Given data

-=-=-

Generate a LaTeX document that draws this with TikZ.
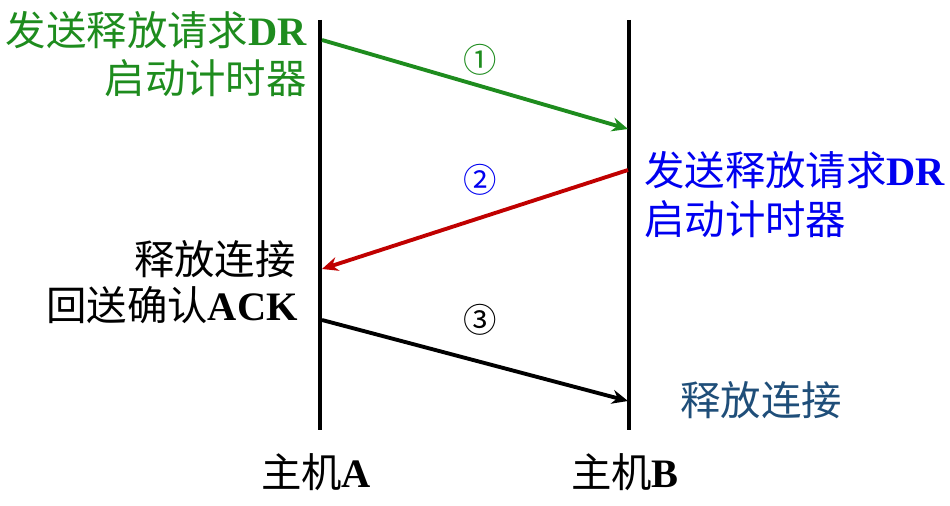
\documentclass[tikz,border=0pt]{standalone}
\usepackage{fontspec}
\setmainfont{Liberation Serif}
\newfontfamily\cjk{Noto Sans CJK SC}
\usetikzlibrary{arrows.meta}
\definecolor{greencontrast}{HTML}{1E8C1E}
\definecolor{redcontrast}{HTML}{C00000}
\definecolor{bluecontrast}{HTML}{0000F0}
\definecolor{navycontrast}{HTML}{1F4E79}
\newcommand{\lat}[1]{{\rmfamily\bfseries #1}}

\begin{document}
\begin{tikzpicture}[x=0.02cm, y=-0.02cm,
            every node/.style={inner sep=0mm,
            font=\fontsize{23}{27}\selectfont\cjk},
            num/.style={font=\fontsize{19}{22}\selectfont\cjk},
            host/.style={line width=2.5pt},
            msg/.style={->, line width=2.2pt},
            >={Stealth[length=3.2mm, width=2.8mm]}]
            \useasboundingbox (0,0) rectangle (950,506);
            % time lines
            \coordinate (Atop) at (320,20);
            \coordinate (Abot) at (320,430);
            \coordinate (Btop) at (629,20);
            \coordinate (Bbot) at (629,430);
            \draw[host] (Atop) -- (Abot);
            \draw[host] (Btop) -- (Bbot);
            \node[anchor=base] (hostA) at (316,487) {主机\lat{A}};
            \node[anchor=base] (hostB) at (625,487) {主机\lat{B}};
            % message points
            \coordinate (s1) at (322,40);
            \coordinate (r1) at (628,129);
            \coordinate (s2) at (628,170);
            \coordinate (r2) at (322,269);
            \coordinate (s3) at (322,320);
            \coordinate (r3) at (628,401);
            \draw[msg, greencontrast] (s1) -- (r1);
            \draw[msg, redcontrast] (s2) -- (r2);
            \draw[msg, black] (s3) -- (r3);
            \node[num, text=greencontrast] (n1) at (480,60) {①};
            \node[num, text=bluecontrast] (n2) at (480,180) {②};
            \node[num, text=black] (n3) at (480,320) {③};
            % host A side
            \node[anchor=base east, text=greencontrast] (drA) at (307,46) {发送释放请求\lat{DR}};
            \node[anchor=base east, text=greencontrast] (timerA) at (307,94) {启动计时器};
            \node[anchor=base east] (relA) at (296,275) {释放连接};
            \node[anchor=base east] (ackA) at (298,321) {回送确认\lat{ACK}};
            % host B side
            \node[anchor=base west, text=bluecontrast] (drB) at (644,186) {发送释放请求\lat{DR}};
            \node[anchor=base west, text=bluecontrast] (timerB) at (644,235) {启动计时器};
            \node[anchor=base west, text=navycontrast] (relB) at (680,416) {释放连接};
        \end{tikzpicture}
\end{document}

-=-=-

Written problem
Omit any images, then output the listing exactly.

Output
Generate a LaTeX document that draws this with TikZ.
\documentclass[tikz,border=0pt]{standalone}
\usepackage{fontspec}
\setmainfont{Liberation Serif}
\newfontfamily\cjk{Noto Sans CJK SC}
\usetikzlibrary{arrows.meta}
\definecolor{greencontrast}{HTML}{1E8C1E}
\definecolor{redcontrast}{HTML}{C00000}
\definecolor{bluecontrast}{HTML}{0000F0}
\definecolor{navycontrast}{HTML}{1F4E79}
\newcommand{\lat}[1]{{\rmfamily\bfseries #1}}

\begin{document}
\begin{tikzpicture}[x=0.02cm, y=-0.02cm,
            every node/.style={inner sep=0mm,
            font=\fontsize{23}{27}\selectfont\cjk},
            num/.style={font=\fontsize{19}{22}\selectfont\cjk},
            host/.style={line width=2.5pt},
            msg/.style={->, line width=2.2pt},
            >={Stealth[length=3.2mm, width=2.8mm]}]
            \useasboundingbox (0,0) rectangle (950,506);
            % time lines
            \coordinate (Atop) at (320,20);
            \coordinate (Abot) at (320,430);
            \coordinate (Btop) at (629,20);
            \coordinate (Bbot) at (629,430);
            \draw[host] (Atop) -- (Abot);
            \draw[host] (Btop) -- (Bbot);
            \node[anchor=base] (hostA) at (316,487) {主机\lat{A}};
            \node[anchor=base] (hostB) at (625,487) {主机\lat{B}};
            % message points
            \coordinate (s1) at (322,40);
            \coordinate (r1) at (628,129);
            \coordinate (s2) at (628,170);
            \coordinate (r2) at (322,269);
            \coordinate (s3) at (322,320);
            \coordinate (r3) at (628,401);
            \draw[msg, greencontrast] (s1) -- (r1);
            \draw[msg, redcontrast] (s2) -- (r2);
            \draw[msg, black] (s3) -- (r3);
            \node[num, text=greencontrast] (n1) at (480,60) {①};
            \node[num, text=bluecontrast] (n2) at (480,180) {②};
            \node[num, text=black] (n3) at (480,320) {③};
            % host A side
            \node[anchor=base east, text=greencontrast] (drA) at (307,46) {发送释放请求\lat{DR}};
            \node[anchor=base east, text=greencontrast] (timerA) at (307,94) {启动计时器};
            \node[anchor=base east] (relA) at (296,275) {释放连接};
            \node[anchor=base east] (ackA) at (298,321) {回送确认\lat{ACK}};
            % host B side
            \node[anchor=base west, text=bluecontrast] (drB) at (644,186) {发送释放请求\lat{DR}};
            \node[anchor=base west, text=bluecontrast] (timerB) at (644,235) {启动计时器};
            \node[anchor=base west, text=navycontrast] (relB) at (680,416) {释放连接};
        \end{tikzpicture}
\end{document}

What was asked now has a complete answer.